山の高低で光の屈折にメリハリをつけることで、いろいろな輝きを混ぜあわせていく重要な高低です。
そして触れた時にもなめらかな手触りとなるよう、堀跡の表面を砥石でなめらかにする「石掛け」を行い、光沢を出すため木盤や樹脂パッドなどを用いて全体の「磨き」を行い、江戸切子の完成となります。
「無色透明の光」を愛した江戸の心
ガラスが光を浴びて返す輝きと透ける色の濃淡は、切子ならではの美しさ。
魚の卵をモチーフとした「魚子文」や麻の葉を敷き詰めた「麻の葉文」など、江戸切子の代表的な文様は、江戸らしいミニマルながら職人の腕が試されるものが多く見られます。
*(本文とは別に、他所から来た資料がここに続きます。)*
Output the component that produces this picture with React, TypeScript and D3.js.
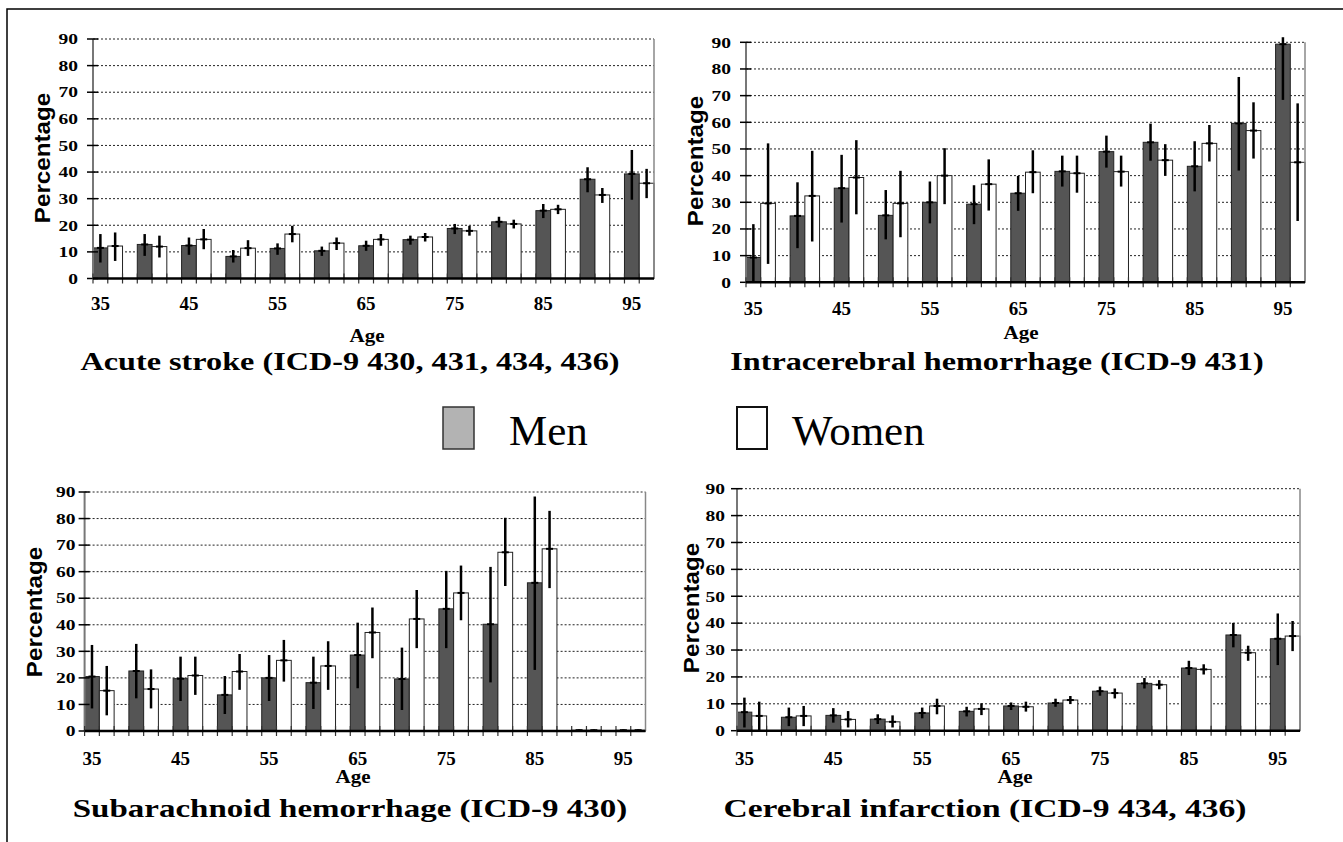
import React from "react"
import * as d3 from "d3"

// age groups (lower bound of 5-year band)
const ages = [35, 40, 45, 50, 55, 60, 65, 70, 75, 80, 85, 90, 95]
const ageTickLabels = [35, 45, 55, 65, 75, 85, 95]
const yTicks = [0, 10, 20, 30, 40, 50, 60, 70, 80, 90]

// each entry: [percentage, lower CI, upper CI]
const acuteMen = [
  [11.5, 6.0, 16.7], [12.8, 8.5, 16.7], [12.4, 8.9, 15.4], [8.3, 6.0, 10.7], [11.3, 8.9, 13.2],
  [10.4, 8.5, 12.0], [12.3, 10.4, 14.2], [14.6, 12.7, 16.1], [18.8, 16.7, 20.5], [21.3, 19.2, 23.2],
  [25.5, 22.7, 28.0], [37.3, 32.4, 41.8], [39.3, 29.6, 48.3],
]
const acuteWomen = [
  [12.2, 6.6, 17.3], [12.0, 7.9, 16.1], [14.7, 11.0, 18.6], [11.4, 8.5, 14.4], [16.7, 13.6, 19.8],
  [13.3, 10.7, 15.4], [14.7, 12.3, 16.7], [15.6, 13.9, 17.1], [17.9, 16.1, 19.8], [20.5, 18.8, 22.1],
  [26.0, 24.2, 27.7], [31.4, 28.4, 34.0], [35.8, 30.2, 41.2],
]
const ichMen = [
  [9.3, 0, 21.8], [24.9, 12.8, 37.5], [35.3, 22.4, 47.8], [25.1, 16.1, 34.6], [30.0, 22.1, 37.8],
  [29.3, 21.8, 36.4], [33.4, 26.8, 39.9], [41.6, 35.9, 47.5], [49.0, 43.0, 55.0], [52.5, 45.6, 59.5],
  [43.5, 34.1, 52.9], [59.6, 41.9, 77.0], [89.3, 68.4, 91.9],
]
const ichWomen = [
  [29.6, 6.9, 52.1], [32.4, 15.3, 49.3], [39.3, 25.5, 53.3], [29.6, 16.9, 41.8], [40.0, 29.3, 50.3],
  [36.8, 26.9, 46.1], [41.3, 33.4, 49.5], [40.9, 33.6, 47.5], [41.5, 35.9, 47.5], [45.8, 39.9, 51.8],
  [52.1, 45.3, 59.0], [56.9, 46.4, 67.5], [45.0, 23.0, 67.1],
]
const sahMen = [
  [20.5, 8.5, 32.4], [22.6, 12.3, 32.8], [19.7, 11.3, 28.0], [13.6, 6.4, 20.7], [20.0, 11.3, 28.6],
  [18.2, 8.3, 28.0], [28.6, 16.1, 40.8], [19.6, 7.9, 31.4], [46.0, 31.2, 60.3], [40.2, 18.3, 61.8],
  [55.8, 23.0, 88.3], [0.3, 0, 0.6], [0.3, 0, 0.6],
]
const sahWomen = [
  [15.2, 5.9, 24.5], [15.8, 8.5, 23.2], [20.9, 13.6, 28.0], [22.4, 15.5, 29.0], [26.6, 18.6, 34.3],
  [24.5, 15.5, 33.8], [37.1, 27.4, 46.5], [42.2, 31.2, 53.1], [52.0, 41.7, 62.3], [67.3, 54.6, 80.3],
  [68.6, 53.8, 82.9], [0.3, 0, 0.6], [0.3, 0, 0.6],
]
const infarctMen = [
  [6.9, 1.2, 12.3], [5.0, 1.7, 8.6], [5.7, 3.0, 8.4], [4.3, 2.5, 6.1], [6.6, 4.6, 8.6],
  [7.2, 5.3, 8.9], [9.2, 7.7, 10.5], [10.3, 8.9, 11.9], [14.7, 13.0, 16.4], [17.6, 15.7, 19.6],
  [23.3, 20.7, 26.0], [35.6, 31.0, 40.1], [34.2, 24.4, 43.6],
]
const infarctWomen = [
  [5.5, 0.2, 10.8], [5.5, 1.7, 9.2], [4.2, 1.2, 7.3], [3.3, 1.2, 5.7], [9.2, 6.1, 11.9],
  [8.1, 5.8, 10.2], [8.9, 7.1, 10.8], [11.4, 9.9, 12.9], [14.0, 12.0, 15.7], [17.1, 15.4, 18.8],
  [22.8, 20.9, 24.7], [29.0, 26.0, 31.6], [35.2, 29.6, 40.8],
]

const serif = "'Liberation Serif', 'Times New Roman', serif"
const sans = "'Liberation Sans', Arial, sans-serif"

const panels = [
  {
    title: "Acute stroke (ICD-9 430, 431, 434, 436)", men: acuteMen, women: acuteWomen,
    x0: 93, x1: 654, y0: 278.5, y90: 39, labelGap: 15, xLabY: 310,
    pctX: 50, pctY: 158, ageX: 367, ageY: 342, titleX: 350, titleY: 370, titleScale: 1.24,
  },
  {
    title: "Intracerebral hemorrhage (ICD-9 431)", men: ichMen, women: ichWomen,
    x0: 746, x1: 1305, y0: 282.3, y90: 42.3, labelGap: 15, xLabY: 315,
    pctX: 703, pctY: 161, ageX: 1021, ageY: 339, titleX: 997, titleY: 370, titleScale: 1.24,
  },
  {
    title: "Subarachnoid hemorrhage (ICD-9 430)", men: sahMen, women: sahWomen,
    x0: 84.6, x1: 645.5, y0: 731, y90: 492, labelGap: 9, xLabY: 765,
    pctX: 42, pctY: 612, ageX: 353, ageY: 783, titleX: 350, titleY: 817, titleScale: 1.27,
  },
  {
    title: "Cerebral infarction (ICD-9 434, 436)", men: infarctMen, women: infarctWomen,
    x0: 737, x1: 1300, y0: 730.7, y90: 488.7, labelGap: 12, xLabY: 765,
    pctX: 699, pctY: 608, ageX: 1015, ageY: 783, titleX: 985, titleY: 817, titleScale: 1.29,
  },
]

function Panel({ p }) {
  const x = d3.scaleBand().domain(ages.map(String)).range([p.x0, p.x1]).paddingInner(1 / 3).paddingOuter(0)
  const y = d3.scaleLinear().domain([0, 90]).range([p.y0, p.y90])
  const bw = x.bandwidth() / 2
  const slots = d3.range(0, ages.length * 3 - 1).map(i => p.x0 + i * bw).filter(v => v <= p.x1 + 0.5)

  const series = [
    { data: p.men, off: 0, fill: "#555555" },
    { data: p.women, off: bw, fill: "#ffffff" },
  ]

  return (
    <g>
      {/* gridlines */}
      {yTicks.filter(t => t > 0).map(t => (
        <line key={"g" + t} x1={p.x0} x2={p.x1} y1={y(t)} y2={y(t)} stroke="#222" strokeWidth={1} strokeDasharray="2,2" />
      ))}
      {/* bars */}
      {series.map((s, si) =>
        s.data.map((d, i) => {
          const bx = x(String(ages[i])) + s.off
          return (
            <rect key={"b" + si + "-" + i} x={bx} y={y(d[0])} width={bw} height={Math.max(0, p.y0 - y(d[0]))}
              fill={s.fill} stroke="#222" strokeWidth={1} />
          )
        })
      )}
      {/* error bars */}
      {series.map((s, si) =>
        s.data.map((d, i) => {
          const cx = x(String(ages[i])) + s.off + bw / 2
          return (
            <g key={"e" + si + "-" + i}>
              <line x1={cx} x2={cx} y1={y(d[1])} y2={y(d[2])} stroke="#000" strokeWidth={2.5} />
              <line x1={cx - 3.5} x2={cx + 3.5} y1={y(d[0])} y2={y(d[0])} stroke="#000" strokeWidth={2} />
            </g>
          )
        })
      )}
      {/* y axis, right edge */}
      <line x1={p.x0} x2={p.x0} y1={p.y90} y2={p.y0} stroke="#777" strokeWidth={2} />
      <line x1={p.x1} x2={p.x1} y1={p.y90} y2={p.y0} stroke="#888" strokeWidth={1.5} />
      {yTicks.map(t => (
        <g key={"t" + t}>
          <line x1={p.x0 - 6} x2={p.x0 + 5} y1={y(t)} y2={y(t)} stroke="#000" strokeWidth={1.5} />
          <text transform={`translate(${p.x0 - p.labelGap},${y(t)}) scale(1.3,1)`} dy="0.35em" textAnchor="end"
            fontFamily={serif} fontWeight="bold" fontSize={15}>{t}</text>
        </g>
      ))}
      {/* x baseline and slot ticks */}
      {slots.map((sx, i) => (
        <line key={"s" + i} x1={sx} x2={sx} y1={p.y0 - 5} y2={p.y0 + 5} stroke="#333" strokeWidth={1.2} />
      ))}
      <line x1={p.x0} x2={p.x1} y1={p.y0} y2={p.y0} stroke="#000" strokeWidth={2.5} />
      {ageTickLabels.map(a => (
        <text key={"x" + a} x={x(String(a)) + bw / 2} y={p.xLabY} textAnchor="middle"
          fontFamily={serif} fontWeight="bold" fontSize={19}>{a}</text>
      ))}
      {/* axis titles */}
      <text transform={`translate(${p.pctX},${p.pctY}) rotate(-90) scale(1.1,1)`} textAnchor="middle"
        fontFamily={sans} fontWeight="bold" fontSize={22}>Percentage</text>
      <text transform={`translate(${p.ageX},${p.ageY}) scale(1.17,1)`} textAnchor="middle"
        fontFamily={serif} fontWeight="bold" fontSize={18}>Age</text>
      <text transform={`translate(${p.titleX},${p.titleY}) scale(${p.titleScale},1)`} textAnchor="middle"
        fontFamily={serif} fontWeight="bold" fontSize={26}>{p.title}</text>
    </g>
  )
}

export default function App() {
  return (
    <svg width={1343} height={842} style={{ position: "absolute", left: 0, top: 0, background: "#fff" }}>
      <rect x={0} y={0} width={1343} height={842} fill="#fff" />
      <path d="M7,842 V9 H1343" fill="none" stroke="#000" strokeWidth={1.5} />
      {panels.map((p, i) => <Panel key={i} p={p} />)}
      {/* legend */}
      <rect x={443} y={407} width={31} height={42} fill="#b3b3b3" stroke="#333" strokeWidth={1.5} />
      <text x={509} y={445} fontFamily={serif} fontSize={43}>Men</text>
      <rect x={737} y={407} width={30} height={42} fill="#fff" stroke="#111" strokeWidth={2} />
      <text x={792} y={445} fontFamily={serif} fontSize={43}>Women</text>
    </svg>
  )
}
現代の江戸切子は色付きも多く見られますが、江戸時代に作られた江戸切子はすべてが無色透明。
当時の江戸では、無色透明な切子でなければ見向きもされなかったとも言われています。
繊細な彫りの技が見せる透明な輝きをこよなく愛していたというのは、なんとも粋好みな江戸人らしいエピソードです。
触れた瞬間、その輝きは心に刻み込まれる
光の芸術である江戸切子は、毎年春には、銀座で日本最大の江戸切子のイベント「江戸切子桜祭り」が開催されています。
伝統工芸士から若手作家まで渾身の一作が集う江戸切子新作展や江戸切子体験ワークショップ、直売会など、人気の催しが盛りだくさん。
伝統を継承し、現代の感性で切り出される江戸切子の魅力を体験できる貴重なイベントです。
江戸切子協同組合では、オンライン販売も行っています。ミニグラスやぐい呑み、タンブラーやオールドグラスなど、種類は様々。
いつもの日常を繊細な光で彩れば、見慣れた景色も違う表情に見えるかもしれません。
静謐な光を放つ、江戸で生まれたガラスの芸術。かつて江戸の日常を彩った輝きは、これからも世界中の人の心に美しさを刻み込み続けていくのでしょう。